C'est la fin de l'union sacrée. Jusqu'à aujourd'hui, ils étaient soudés autour du Conseil national de transition (CNT), mais les habitants de Benghazi ne voient pas grand-chose évoluer depuis la libération du pays. Alors, les appels à la mobilisation tournent sur les réseaux sociaux avec plusieurs mots d'ordre : «Non à l'opacité». «Non à la corruption». «Non aux opportunistes...»
Les manifestants ont le sentiment que les nouveaux dirigeants libyens sont loin, très loin du peuple. Qui sont-ils ? Que font-ils ? Comment gèrent-ils l'argent du pays ? Personne ne sait vraiment.
Abir Imnina, professeur de Sciences Politiques à l'université de Benghazi analyse les inquiétudes : « les gens voient que les autorités n'ont rien fait et c'est pour cela qu'ils manifestent. On a eu ça pendant 40 ans, et ce n'est pas aujourd'hui qu'on va l'accepter. C'est nous qui avons fait la révolution ! Il faut changer le conseil local de Benghazi. Il faut penser aux jeunes, aux femmes... Personne ne sait qui est le CNT. Il vit dans un autre monde, une autre vie ! Notre colère est justifiée ».
Face à cette colère, le numéro 1 du Conseil, Moustapha Abdeljalil répond : « patience » Mais certains n'ont déjà plus confiance. En annonçant que la Libye était capable de pardonner aux partisans de l'ancien régime ayant combattu les ex-rebelles, il s'est attiré les foudres des protestataires. Des manifestants sont allés jusqu'à brûler le portrait du chef du CNT qui était pourtant acclamé par la foule de Benghazi après la mort de Mouammar Kadhafi.

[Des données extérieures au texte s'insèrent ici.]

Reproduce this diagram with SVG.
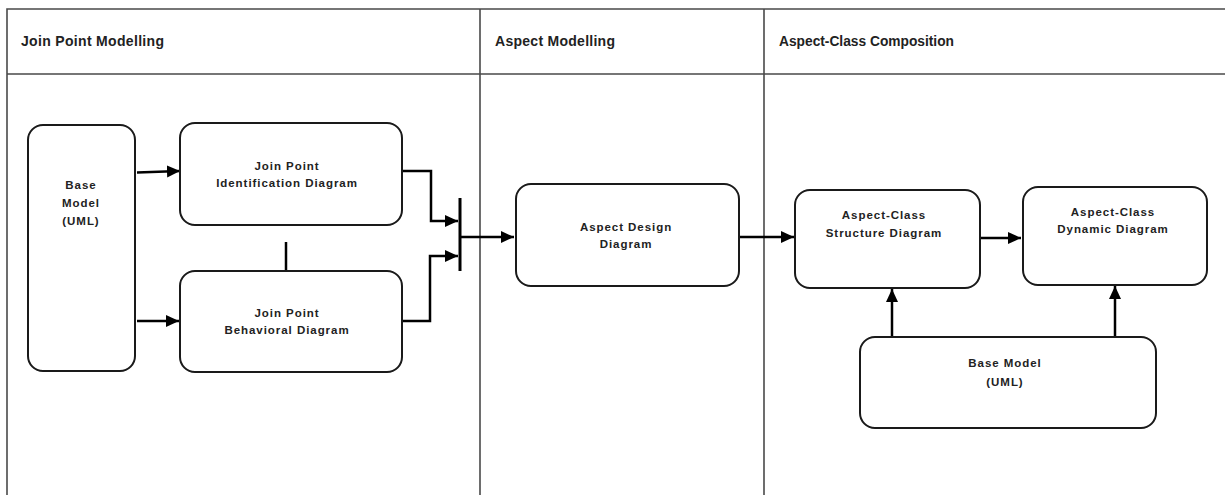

Lundi 12 décembre, des milliers d'opposants aux nouvelles autorités se sont rassemblés sur la place al-Chajara où avait eu lieu la première manifestation contre Mouammar Kadhafi, en février. Alors que certains passaient la nuit sur cette place, le lendemain, les pro-CNT se retrouvaient sur la place Tahrir, autre lieu symbolique du soulèvement pour renouveler leur soutient à Moustapha Abdeljalil.
Le Premier ministre Abdel Rahim al-Kib a désigné les membres de son gouvernement le 22 novembre dernier avec pour mission de préparer des élections constituantes dans un délai de huit mois maximum, suivies d’élections générales, un an plus tard.